I am wondering what is the point in trying to understand or pursue more knowledge of the church when it has been repeatedly stated that it is not okay to call yourself Catholic unless you are in complete agreement with the church on absolutely everything. No amount of going to mass, confession, or anything else will count if you do not agree one hundred and ten percent.
I feel completely lost and have stopped going to church because it will all be pointless in the end anyway. There is no point to any of it. We are all going to die and where we end up nobody can truly say because we do not know the mind of God. Has anybody spoken directly to God lately? I am not trying to be disrespectful I am just curious as to how you “know” so many things beyond any and all doubt. Yes, I realize that many of you have a very strong faith and don’t need to speak directly to God. I need explanations that make sense to a complete and utter idiot, dummy, heathen.
I have seen the requirements for mortal sin listed on CAF, the Catechism, and elsewhere repeatedly but I still wonder how one can know for certain that one has committed a mortal sin. While in RCIA, the priest made it very clear that we are not to join a church or follow anything because we are coerced to do so. We must make our choices based on undertanding and do it of our own free will. We must constantly work to form our consciences. Somebody running around telling us that we are going to hell because we disagree seems a bit coercive to me. I do not want to follow any religion that is going to run around threatening me with eternal damnation if I don’t accept and follow every little thing they say. I want to follow out of love and true understanding, not out of fear.
If we truly do not understand a specific teaching and continue to read and pray about it, yet still do not come to the same conclusion as the church does that mean that I am a horrible person that is not worthy of the church?

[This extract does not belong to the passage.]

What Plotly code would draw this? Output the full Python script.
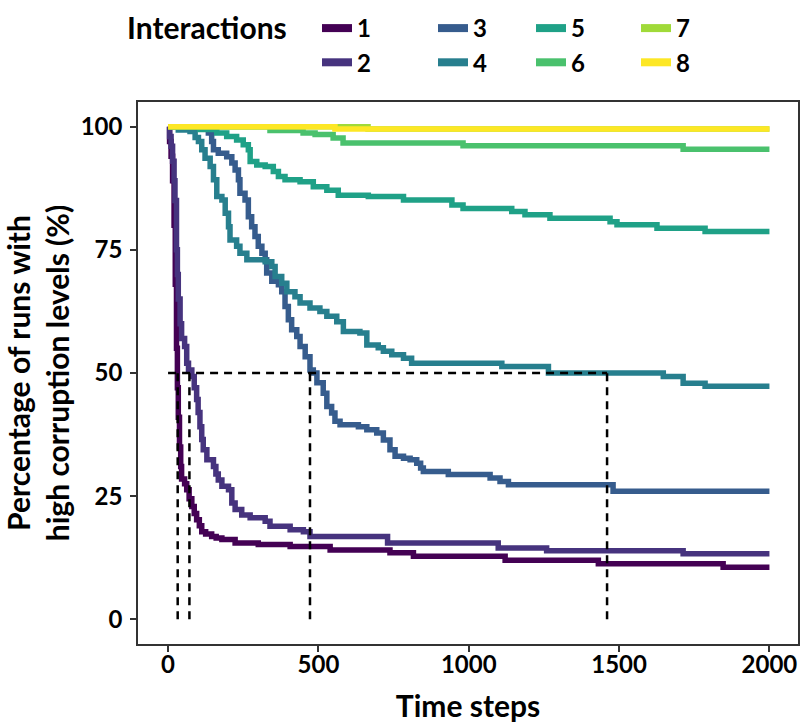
import plotly.graph_objects as go

# ---------------- data ----------------
series_names = ["1", "2", "3", "4", "5", "6", "7", "8"]
series_colors = ["#440154", "#46337e", "#365c8d", "#277f8e",
                 "#1fa187", "#4ac16d", "#a0da39", "#fde725"]

t1 = [0, 5, 10, 15, 20, 24, 28, 31, 34, 38, 42, 45, 55, 62, 70, 79, 87, 95, 104, 112,
      125, 145, 160, 179, 223, 300, 406, 539, 738, 816, 1121, 1431, 1846, 2000]
y1 = [100, 97, 94, 89, 80, 68, 55, 47, 41, 35, 31, 28.5, 27.5, 26.3, 24.5, 22.9, 21.5, 20.2, 19.0, 17.8,
      17.3, 16.8, 16.5, 16.2, 15.5, 15.2, 14.8, 14.1, 13.5, 12.8, 12.0, 11.3, 10.6, 10.6]

t2 = [0, 5, 10, 15, 20, 23, 28, 31, 34, 40, 45, 55, 62, 68, 79, 87, 95, 100, 106, 112,
      117, 129, 151, 159, 167, 179, 201, 212, 223, 245, 273, 323, 339, 406, 450, 472,
      730, 1098, 1259, 1713, 2000]
y2 = [100, 98, 96, 93, 89, 85, 75, 70, 65, 60, 57, 55.4, 52.0, 50.6, 49.3, 47.0, 44.6, 42.0, 39.1, 36.5,
      34.4, 32.4, 31.0, 29.5, 28.3, 27.0, 26.3, 23.6, 22.3, 21.2, 20.6, 19.9, 18.9, 18.2, 17.8, 16.8,
      15.5, 14.5, 13.9, 13.3, 13.3]

t3 = [0, 95, 134, 145, 151, 167, 195, 212, 223, 234, 239, 256, 267, 278, 289, 300, 312, 323,
      328, 345, 367, 378, 389, 400, 411, 428, 439, 456, 472, 483, 495, 516, 528, 544, 555,
      572, 633, 661, 694, 716, 738, 755, 783, 805, 827, 840, 849, 932, 1071, 1104, 1132,
      1480, 2000]
y3 = [100, 99.5, 98.7, 97.0, 95.3, 94.6, 93.9, 92.6, 91.2, 89.2, 86.5, 85.1, 81.7, 79.7, 77.7, 75.7, 74.3, 73.0,
      70.3, 68.6, 67.9, 66.5, 63.5, 60.8, 58.8, 57.4, 55.4, 53.3, 50.6, 50.0, 48.0, 45.9, 43.2, 41.9, 40.2,
      39.5, 39.1, 38.5, 37.8, 36.4, 34.4, 33.1, 32.7, 32.4, 31.7, 30.7, 30.0, 29.4, 28.7, 28.0, 27.3,
      26.0, 26.0]

t4 = [0, 34, 73, 90, 101, 112, 123, 140, 151, 162, 179, 190, 201, 206, 228, 239, 262, 323,
      345, 356, 378, 395, 422, 439, 472, 505, 528, 561, 583, 638, 661, 699, 716, 744, 783,
      810, 1110, 1265, 1647, 1713, 1786, 2000]
y4 = [100, 99.3, 99.0, 97.8, 97.0, 95.3, 93.6, 91.9, 89.2, 85.8, 85.1, 82.4, 79.7, 77.0, 75.7, 74.3, 73.0, 72.6,
      71.6, 69.6, 68.2, 66.5, 65.5, 64.2, 63.2, 62.5, 61.5, 60.4, 58.4, 58.1, 55.7, 55.1, 54.4, 53.7, 53.0,
      52.0, 51.3, 50.0, 49.3, 47.9, 47.3, 47.3]

t5 = [0, 106, 162, 195, 228, 250, 267, 273, 295, 323, 350, 367, 389, 439, 483, 528, 566, 666,
      783, 944, 981, 1143, 1187, 1270, 1470, 1493, 1626, 1786, 2000]
y5 = [100, 99.4, 98.7, 98.0, 97.3, 96.3, 95.3, 92.9, 92.2, 91.9, 90.9, 89.9, 89.2, 88.8, 87.8, 87.1, 86.1, 85.8,
      85.1, 84.1, 83.4, 82.8, 82.1, 81.4, 80.7, 80.1, 79.4, 78.7, 78.7]

t6 = [0, 339, 449, 489, 549, 582, 981, 1713, 2000]
y6 = [100, 99.2, 98.7, 98.4, 97.7, 96.7, 96.1, 95.4, 95.4]

t7 = [0, 665, 2000]
y7 = [100, 99.5, 99.5]

t8 = [0, 555, 2000]
y8 = [100, 99.5, 99.5]

threshold = 50
cross_times = [32, 71, 472, 1460]

x_ticks = [0, 500, 1000, 1500, 2000]
y_ticks = [0, 25, 50, 75, 100]

# ---------------- figure ----------------
FONT = "Lato"
series_t = [t1, t2, t3, t4, t5, t6, t7, t8]
series_y = [y1, y2, y3, y4, y5, y6, y7, y8]

fig = go.Figure()

for name, col, tt, yy in zip(series_names, series_colors, series_t, series_y):
    fig.add_trace(go.Scatter(x=tt, y=yy, mode="lines", name=name,
                             line=dict(color=col, width=5.5, shape="hv"),
                             showlegend=False, hoverinfo="x+y+name"))

# dashed guide lines
dash_style = dict(color="black", width=2.5, dash="8px,6px")
fig.add_trace(go.Scatter(x=[0, max(cross_times)], y=[threshold, threshold], mode="lines",
                         line=dash_style, showlegend=False, hoverinfo="skip"))
for ct in cross_times:
    fig.add_trace(go.Scatter(x=[ct, ct], y=[0, threshold], mode="lines",
                             line=dash_style, showlegend=False, hoverinfo="skip"))

# legend keys: 4 columns x 2 rows
legend_ids = ["legend", "legend2", "legend3", "legend4"]
for i, (name, col) in enumerate(zip(series_names, series_colors)):
    fig.add_trace(go.Scatter(x=[None], y=[None], mode="lines", name=name,
                             line=dict(color=col, width=8),
                             legend=legend_ids[i // 2], showlegend=True))

plot_l, plot_r, plot_t, plot_b = 138, 798, 102, 644
pw = plot_r - plot_l
ph = plot_b - plot_t
legend_x_px = [317, 433, 531, 636]
legend_common = dict(orientation="v", xanchor="left", yanchor="top",
                     y=1 + (plot_t - 6) / ph,
                     font=dict(family=FONT, size=24, color="black", weight="bold"),
                     bgcolor="rgba(0,0,0,0)", tracegroupgap=0, itemwidth=30,
                     itemclick=False, itemdoubleclick=False)
legs = {}
for lid, px in zip(legend_ids, legend_x_px):
    legs[lid] = dict(legend_common, x=(px - plot_l) / pw)

tick_font = dict(family=FONT, size=24, color="black", weight="bold")
title_font = dict(family=FONT, size=30, color="black", weight="bold")

fig.update_layout(
    width=800, height=723,
    margin=dict(l=plot_l, r=800 - plot_r, t=plot_t, b=723 - plot_b, autoexpand=False),
    paper_bgcolor="white", plot_bgcolor="white",
    font=dict(family=FONT, color="black"),
    **legs,
    xaxis=dict(range=[-100, 2095], tickvals=x_ticks, ticks="outside", ticklen=6,
               tickwidth=1.5, tickcolor="#333333", showline=True, mirror=True,
               linecolor="#333333", linewidth=1.5, showgrid=False, zeroline=False,
               tickfont=tick_font, ticklabelstandoff=-8,
               title=dict(text="Time steps", font=title_font, standoff=20)),
    yaxis=dict(range=[-5, 105], tickvals=y_ticks, ticks="outside", ticklen=6,
               tickwidth=1.5, tickcolor="#333333", showline=True, mirror=True,
               linecolor="#333333", linewidth=1.5, showgrid=False, zeroline=False,
               tickfont=tick_font, ticklabelstandoff=3,
               title=dict(text="Percentage of runs with<br>high corruption levels (%)",
                          font=title_font, standoff=13)),
    annotations=[dict(text="Interactions", xref="paper", yref="paper",
                      x=(125 - plot_l) / pw, xanchor="left",
                      y=1 + (plot_t - 27) / ph, yanchor="middle",
                      showarrow=False, font=title_font)],
)

fig.write_html("out.html", config={"displayModeBar": False},
               post_script="document.body.style.margin='0';document.body.style.overflow='hidden';")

This is what I have been led to feel and believe from reading these forums. Yes, I am immature in my faith. Yes, I do not completely understand the authority of the Pope and other church leaders. I was not born and raised with that kind of mentality. I was raised to question things and do my homework so that I am not duped by some well meaning person or group that is misguided.
I completed RCIA and joined the church with what I thought was a good understanding. I have since come to the conclusion that my understanding is completely wrong and there is no room for questioning or disagreement. Now, I have to wonder what is the point of calling myself Catholic or even pursuing it any further. It will never be enough.